« Depuis le début de la crise sanitaire, je fais partie des aides-soignantes assignées afin de renforcer les équipes en établissement d’hébergement pour personnes âgées dépendantes (Ehpad). Habituellement, je suis responsable syndicale. C’est une dure épreuve pour moi émotionnellement de reprendre mes fonctions d’aide-soignante dans un Ehpad public, situé en zone rouge, où la propagation de ce virus invisible touche particulièrement les personnes âgées si vulnérables et bouleverse l’activité de notre secteur. J’ai ressenti de la peur, celle de contracter le Covid-19 et de le transmettre à ma famille ou aux résidents.
Le travail quotidien des soignants a été très difficile. Comment prendre soin de 40 personnes avec seulement trois aides-soignantes et des précautions supplémentaires importantes ? Les difficultés se sont aggravées par l’absence des collègues ayant été contaminés et/ou retenus à domicile pour garder leurs enfants.

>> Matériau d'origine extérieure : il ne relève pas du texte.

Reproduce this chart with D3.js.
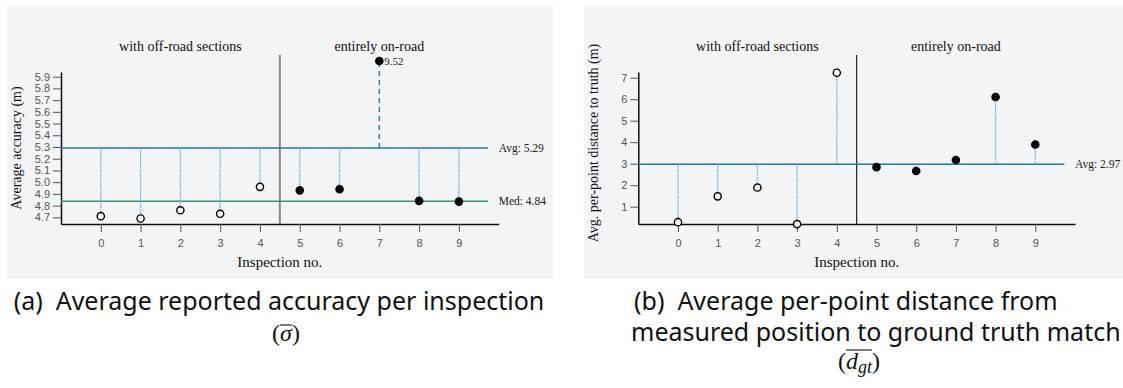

Le renfort des services “supports” (administratifs, diététicienne, ouvriers…), mobilisés pour nous apporter de l’aide, a été très apprécié. J’ai ressenti une grande solidarité de tous ces collègues très impliqués. J’ai pris plaisir à contribuer aux soins, à l’alimentation, à l’hydratation, au soin relationnel… Les résidents ont été très reconnaissants mais tellement angoissés car privés des visites de leur famille, d’activités en commun et n’ayant plus de repères avec des nouveaux visages masqués. Heureusement, aucun n’a été infecté.
Cependant, ce métier suscite une charge physique et mentale importante. Usés, éreintés, nous ressentons une telle pénibilité qu’on en perd parfois le sens du travail dans cette cadence infernale. Il faut prendre du recul afin d’éviter la robotisation, préserver et garder notre empathie et notre énergie. Mais comment ? Mon engagement dans un métier passionnant me permet de trouver les ressources nécessaires. Mais comme toutes mes collègues, je constate le peu de reconnaissance salariale de notre travail. Plus que jamais, je suis prête à repartir en lutte pour un salaire et des conditions de travail décents ».